The talk is partly based on recent work with Guillaume Martinet.

Satyen Kale: Parameter-Free Online Learning via Model Selection

We introduce an efficient algorithmic framework for model selection in online learning, also known as parameter-free online learning. Departing from previous work, which has focused on highly structured function classes such as nested balls in Hilbert space, we propose a generic meta-algorithm framework that achieves online model selection oracle inequalities under minimal structural assumptions. We give the first computationally efficient parameter-free algorithms that work in arbitrary Banach spaces under mild smoothness assumptions; previous results applied only to Hilbert spaces. We further derive new oracle inequalities for matrix classes, non-nested convex sets, and R^d with generic regularizers. Finally, we generalize these results by providing oracle inequalities for arbitrary non-linear classes in the online supervised learning model. These results are all derived through a unified meta-algorithm scheme using a novel ``multi-scale'' algorithm for prediction with expert advice based on random playout, which may be of independent interest.
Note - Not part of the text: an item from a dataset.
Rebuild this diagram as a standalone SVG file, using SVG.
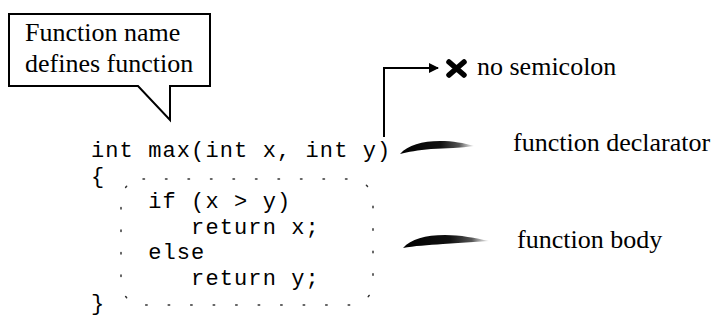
<svg xmlns="http://www.w3.org/2000/svg" width="715" height="322" viewBox="0 0 715 322">
<style>
.lbl{font-family:"Liberation Serif","Times New Roman",serif;font-size:26px;fill:#000}
.code{font-family:"Liberation Mono","Courier New",monospace;font-size:22px;letter-spacing:1.1px;fill:#000;white-space:pre}
.ln{fill:none;stroke:#000;stroke-width:2}
</style>
<defs>
<linearGradient id="brush" x1="0" y1="0" x2="1" y2="0">
<stop offset="0" stop-color="#000"/>
<stop offset="0.55" stop-color="#111"/>
<stop offset="0.8" stop-color="#555"/>
<stop offset="1" stop-color="#ccc" stop-opacity="0.5"/>
</linearGradient>
<marker id="ah" markerWidth="10" markerHeight="10" refX="9" refY="5" orient="auto" markerUnits="userSpaceOnUse">
<path d="M0,0 L10,5 L0,10 Z" fill="#000"/>
</marker>
</defs>
<rect width="715" height="322" fill="#fff"/>

<g id="callout">
<path class="ln" d="M9,14 H210 V86 H170 V120 L138,86 H9 Z"/>
<text class="lbl" x="25" y="41">Function name</text>
<text class="lbl" x="25" y="72">defines function</text>
</g>

<g id="code">
<text class="code" x="91" y="157">int max(int x, int y)</text>
<text class="code" x="91" y="182.5">{</text>
<text class="code" x="91" y="208">    if (x &gt; y)</text>
<text class="code" x="91" y="233.5">       return x;</text>
<text class="code" x="91" y="259">    else</text>
<text class="code" x="91" y="284.5">       return y;</text>
<text class="code" x="91" y="310">}</text>
</g>

<g id="body-box">
<rect x="121" y="179" width="252" height="126" rx="22" fill="none" stroke="#333" stroke-width="1.5" stroke-dasharray="1.5 21" stroke-linecap="round"/>
</g>

<g id="semicolon-note">
<path d="M449,62 L464,75 M464,62 L449,75" stroke="#000" stroke-width="5.5" stroke-linecap="round"/>
<text class="lbl" x="477" y="75">no semicolon</text>
</g>

<g id="declarator-label">
<text class="lbl" x="513" y="151">function declarator</text>
</g>

<g id="body-label">
<text class="lbl" x="517" y="248">function body</text>
</g>

<g id="connectors">
<path d="M384,137 V68 H438" fill="none" stroke="#000" stroke-width="2" marker-end="url(#ah)"/>
<path d="M400,154 C408,145 422,141 440,141 C453,141 464,143 474,146 C461,148 446,148 431,149 C418,150 408,152 400,154 Z" fill="url(#brush)"/>
<path d="M403,248 C411,239 425,235 445,235 C460,235 476,238 489,241 C473,242 458,243 443,244 C428,245 414,246 403,248 Z" fill="url(#brush)"/>
</g>
</svg>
This is joint work with Dylan J. Foster, Mehryar Mohri and Karthik Sridharan.

Claudio Gentile: Leveraging Structure in Nonstochastic Bandit Problems: Some Examples

We survey recent results in nonstochastic bandit problems where extra structure (or extra information) is available to guide the learning process. We give examples of (intentionally diverse) structured bandit scenarios by presenting mathematical settings, algorithms, and associated regret analyses. Joint with: N. Alon, N. Cesa-Bianchi, P. Gaillard, S. Gerchinovitz, Y. Mansour, A. Minora, S. Mannor, O. Shamir.